Mitchell Abidor nous avait offert il y a quelques mois un passionnant portrait de Leopold Bloom, le héros d’Ulysse de Joyce. Il fait le portrait cette semaine d’un personnage bien réel, quoiqu’assez romanesque dans son genre, le philosophe Jacob Taubes, à l’occasion de la sortie en anglais de sa monumentale biographie, parue sous la plume de Jerry Z. Muller : Professor of Apocalypse: The Many Lives of Jacob Taubes (Princeton University Press). Issu d’une lignée d’érudits talmudiques, Jacob Taubes (1923-1987) fut considéré par certains comme un génie, par d’autres comme un charlatan, à mesure qu’il arpenta les yeshivas, les monastères et les principales institutions universitaires sur trois continents. Errant entre judaïsme et christianisme, gauche et droite, piété et transgression, il a croisé sur sa routé, et dialogué, avec de nombreux grands esprits de l’époque, de Leo Strauss et Gershom Scholem à Herbert Marcuse, Susan Sontag et Carl Schmitt. La biographie de Jerry Muller montre toutes les tensions de Taubes, les conflits qui traversent sa vie, sa personnalité et son œuvre. Comme l’écrit Mitchell Abidor : « Jacob Taubes était un homme incroyablement compliqué qui s’efforçait d’unir l’impossible. Philosophe de la religion et de la politique, il a passé sa vie à tenter de réconcilier Saint Paul, Jacob Frank et Sabbatai Sevi. Son objectif ultime était le dépassement de la scission entre le judaïsme et le christianisme, en vue de l’explosion de la société existante. Pour Taubes, la Loi juive, à la suite de Paul, n’était plus, puisqu’elle avait été dépassée par l’avènement de Jésus. Et pourtant, dans sa propre pratique religieuse, il était surtout attiré par les sectes juives ultra-orthodoxes de Brooklyn et de Jérusalem, les plus attachées à la Loi qu’il niait intellectuellement comme dans sa pratique théorique quotidienne. »
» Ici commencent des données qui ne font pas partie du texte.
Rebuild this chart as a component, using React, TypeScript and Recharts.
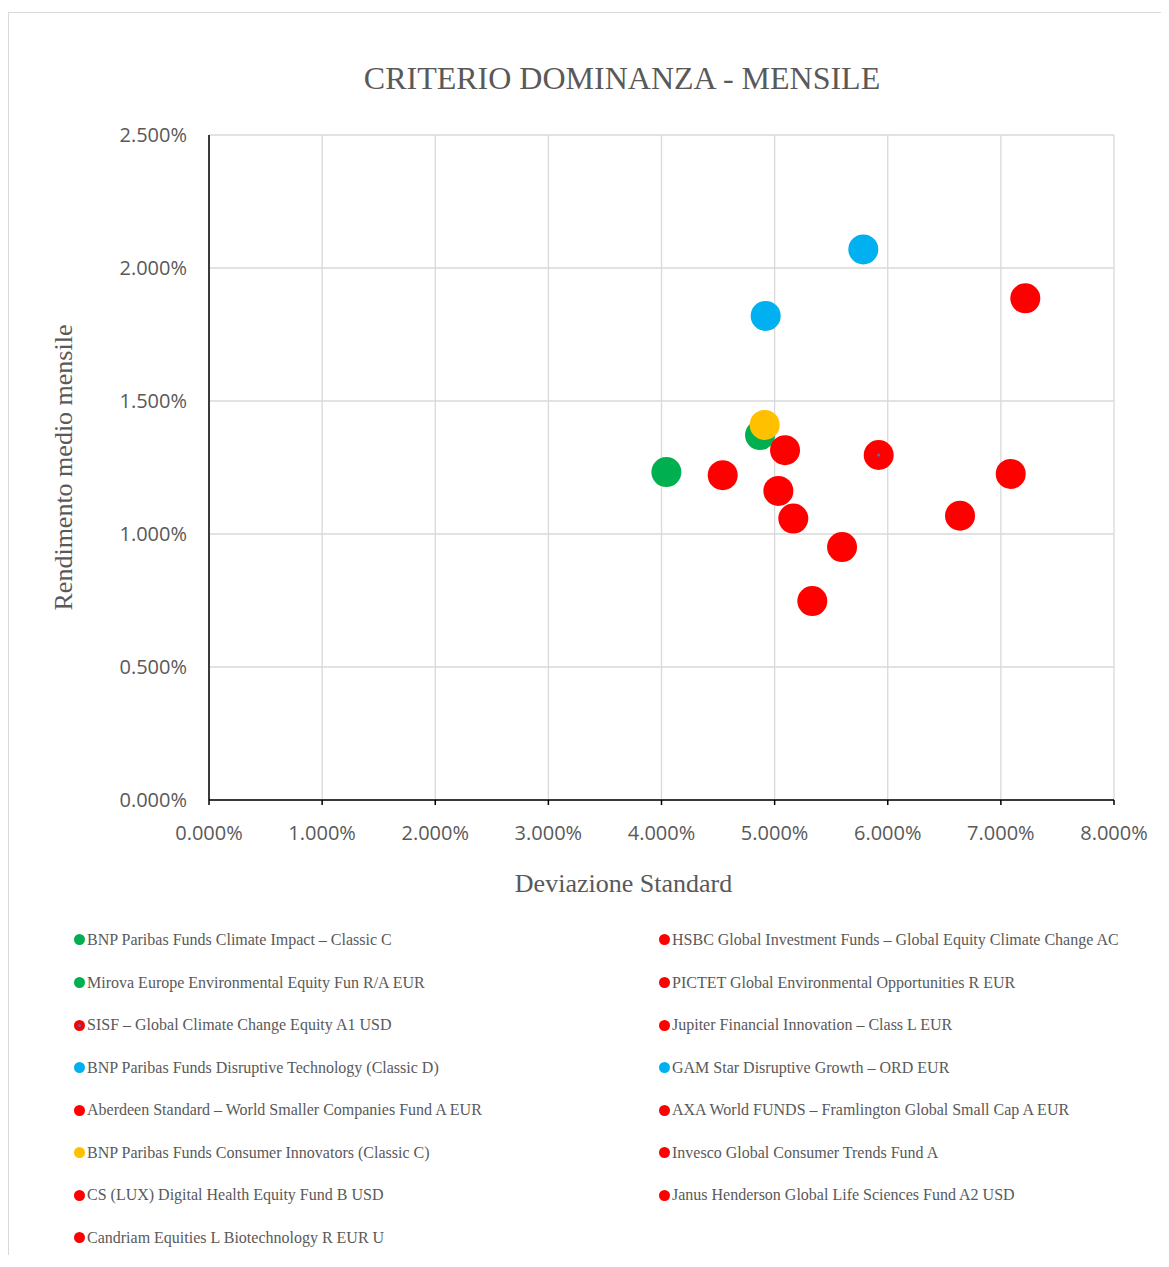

Pendant des décennies, Anvers fut la plaque tournante du marché du diamant. Et comme le dit un des témoins de ces grandes années à la romancière Nathalie Skowronek, qui fait le portrait d’un quartier et de son activité, « [autrefois à Anvers], nous étions tellement dans la place que les Juifs séfarades et même les Indiens installés à la bourse usaient du yiddish pour faire affaire ». Aujourd’hui, les pierres se négocient aussi à Dubaï, Moscou, Mumbai, New-York et Tel-Aviv. C’est la fin d’un monde que nous raconte Nathalie Skowronek qui s’est promenée dans une ville au milieu des fils, petits-fils et arrière-petit-fils des diamantaires anversois qui comprennent que « pour eux, c’est fichu » et voient que « l’anglais a fini par enterrer le yiddish ».